This story contains plot details from Emily in Paris season two.
Plenty has been said about Emily in Paris’s young marketing whiz, Emily Cooper (Lily Collins)—who landed in the City of Light with little savoir faire in regard to the French language or customs, then paraded around the city in wildly colorful and eclectic designer ensembles that a 20-something junior executive couldn’t possibly afford sans trust fund. But that wardrobe critique is peu importe to the Netflix show’s costume designer, Marylin Fitoussi, and costume consultant, Patricia Field.
Fitoussi, who’s French, is well aware that expat Emily doesn’t dress like a Parisian. “The French….like plain things,” she says during a Zoom chat with Vanity Fair. “For them, if you are dressed in color and with pattern, you are not chic at all.” She knows this firsthand: She wears both, and has been called a “parrot” and a “clown” on the streets of Paris. For her part, Field is unbothered, saying via email, “From the reaction that I have received from viewers, there is a huge interest and acceptance of the wardrobe.”
In the beginning, Fitoussi actually took a more practical approach to Emily and company’s apparel. But when she put Emily’s then nanny friend, Mindy (Ashley Park), in “comfy clothes with a pair of sneakers” last season, she saw showrunner Darren Star and Field exchange looks. Star wondered about the sneakers; Fitoussi explained that they were so Mindy could run after her charges. “They said, ‘No, no, no, we’re doing a romantic comedy. So we don’t care about reality. And that [became] rule number one.”
Collins recently told Glamour that Emily’s sartorial style has evolved a bit, and Field agrees that the Chicago native is a bit more sophisticated this season. But while she wears fewer layers in season two, the hats, gloves, and seemingly infinite number of high-end bags remain. “The formula is a combination of ringarde, Midwestern, Parisian, and Emily-optimistic,” Field explains, referring to the French word the show translates to “basic”—a label couturier Pierre Cadault (Jean-Christophe Bouvet) slapped on Emily last season. (Her Savoir work colleagues were more savage, calling her la plouc—“the hick.”)
Meanwhile, Camille (Camille Razat)—Emily’s French friend and unintended romantic rival for her chef neighbor, Gabriel (Lucas Bravo)—and Emily’s refined boss, Sylvie (Philippine Leroy-Beaulieu), remain effortlessly chic in their monochromatic and muted-color silhouettes.

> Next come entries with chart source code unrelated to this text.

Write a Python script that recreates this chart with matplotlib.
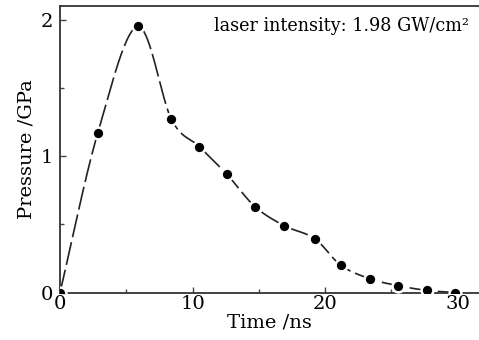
import numpy as np
import matplotlib
matplotlib.use("Agg")
import matplotlib.pyplot as plt

# measured points (time in ns, pressure in GPa)
time_ns = [0.0, 2.85, 5.85, 8.4, 10.5, 12.6, 14.7, 16.9, 19.2, 21.2, 23.4, 25.5, 27.7, 29.8]
pressure = [0.0, 1.17, 1.95, 1.27, 1.07, 0.865, 0.63, 0.49, 0.395, 0.198, 0.10, 0.05, 0.015, 0.0]

xticks = [0, 10, 20, 30]
yticks = [0, 1, 2]
note = "laser intensity: 1.98 GW/cm\u00b2"


def catmull_rom(x, y, n=30):
    # smooth curve through the points, for drawing only
    x = np.asarray(x, float)
    y = np.asarray(y, float)
    px = np.concatenate([[2 * x[0] - x[1]], x, [2 * x[-1] - x[-2]]])
    py = np.concatenate([[2 * y[0] - y[1]], y, [2 * y[-1] - y[-2]]])
    xs, ys = [], []
    t = np.linspace(0, 1, n)
    for i in range(1, len(px) - 2):
        for p, out in ((px, xs), (py, ys)):
            p0, p1, p2, p3 = p[i - 1], p[i], p[i + 1], p[i + 2]
            out.append(0.5 * (2 * p1 + (-p0 + p2) * t
                              + (2 * p0 - 5 * p1 + 4 * p2 - p3) * t ** 2
                              + (-p0 + 3 * p1 - 3 * p2 + p3) * t ** 3))
    return np.concatenate(xs), np.concatenate(ys)


plt.rcParams["font.family"] = ["DejaVu Serif"]

fig = plt.figure(figsize=(4.79, 3.40), dpi=100)
ax = fig.add_axes([60 / 479, 47.5 / 340, 419 / 479, 286.5 / 340])

cx, cy = catmull_rom(time_ns, pressure)
ax.plot(cx, cy, color="#222222", lw=1.2, dashes=(14, 3), zorder=2)
ax.plot(time_ns, pressure, "o", color="black", ms=8.5, mec="white", mew=1.8, zorder=3)

ax.set_xlim(0, 31.6)
ax.set_ylim(0, 2.1)
ax.set_xticks(xticks)
ax.set_yticks(yticks)
ax.set_xticks([5, 15, 25], minor=True)
ax.set_yticks([0.5, 1.5], minor=True)
ax.tick_params(which="both", direction="in", color="#444444", labelsize=14)
ax.tick_params(axis="x", pad=2)
ax.tick_params(axis="y", pad=5)
ax.tick_params(which="major", length=4, width=1)
ax.tick_params(which="minor", length=3, width=1)

ax.spines["right"].set_visible(False)
for s in ("left", "top", "bottom"):
    ax.spines[s].set_linewidth(1.3)
    ax.spines[s].set_color("#333333")

ax.set_xlabel("Time /ns", fontsize=14, labelpad=0)
ax.set_ylabel("Pressure /GPa", fontsize=14, labelpad=4)
ax.text(0.975, 0.93, note, transform=ax.transAxes, ha="right", va="center", fontsize=12.7)

fig.savefig("out.png", dpi=100)
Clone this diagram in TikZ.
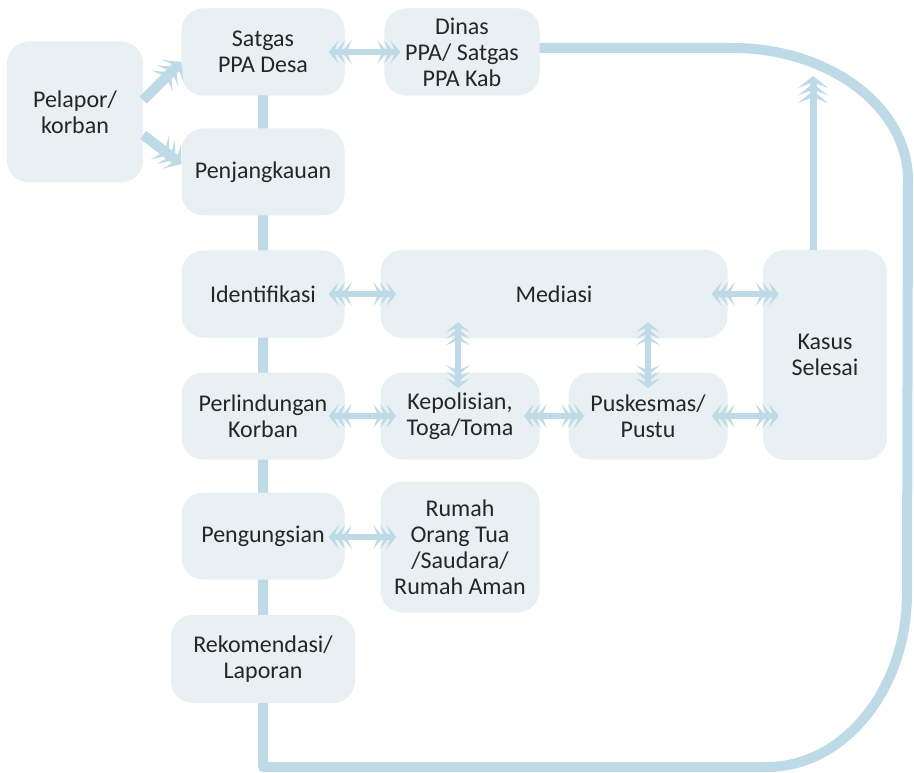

That’s particularly clear in season two’s opener, when Emily struts into the office wearing a green, pink, and turquoise ribbed Versace sweater; a green geometric Mugler vintage skirt; and a green Elie Saab oversized mini coat. Camille, meanwhile, wears a simple black-and-white Balmain jacket and black Patou pants for their meeting about Camille’s Champère campaign.
Throughout the series, Collins and Park—whose Mindy is now Emily’s flatmate, as the disowned zipper heiress tries launching a singing career—continue to be decked out in exuberant outfits. At her courtyard birthday fête in episode three, Emily is perfectly soignée in a Rotate Birger Christensen black mini-bow dress (later topping it with a colorful kimono), while Mindy dresses to impress in a chartreuse Oscar de la Renta sleeveless long frock.
“I don’t buy things because it’s a brand [or] a logo, or it’s expensive,” Fitoussi explains. “I’m just painting a character. So if the pieces that I find…help me to build this character, okay, I [buy] it. Pat doesn’t care about that because she’s used to working with a higher budget. In France, we don’t have such high budgets.”
This season both costumers wanted to champion designers who were a bit under the radar. For Field, that meant a shout-out to Greek colleagues who she felt “had not been internationally exposed and over-publicized.” Emily wears Mary Katrantzou (color-print dress) and Vassilis Zoulias (black, white, and yellow oversized jacket) while shopping—and inadvertently shoplifting—with Petra, her French-class partner, in episode four. (Emily’s black-and-white-checked bucket hat with a dangling monkey gem is from Field’s closet.) For Gabriel’s Chez Lavaux restaurant opening in episode six, Emily is in a fuchsia dress, also by Zoulias, and a jacket by Rianna + Nina (also the designer of the aforementioned birthday kimono).
While Fitoussi doesn’t feel the “need to promote brands [beyond] a certain [price] range,” she did want to feature lesser-known French labels. When Camille confronts birthday-girl Emily about sleeping with Gabriel, she’s in a three-piece Coperni gray-print suit. The chain-embroidered cream dress and jacket (the latter made from a French judo champ’s uniform) that Sylvie wears on the Valentine’s Day Bateaux-Mouches cruise in episode five; Mindy’s off-the-shoulder gray dress and green cape worn when busking on a bridge with her new band in that same episode; and the clingy orange dress Mindy wears when her bandmate Etienne confronts her about being the “zipper princess of China” in episode seven, are all couture outfits made from cast-off clothes by the nonprofit fashion-recycling project Renaissance.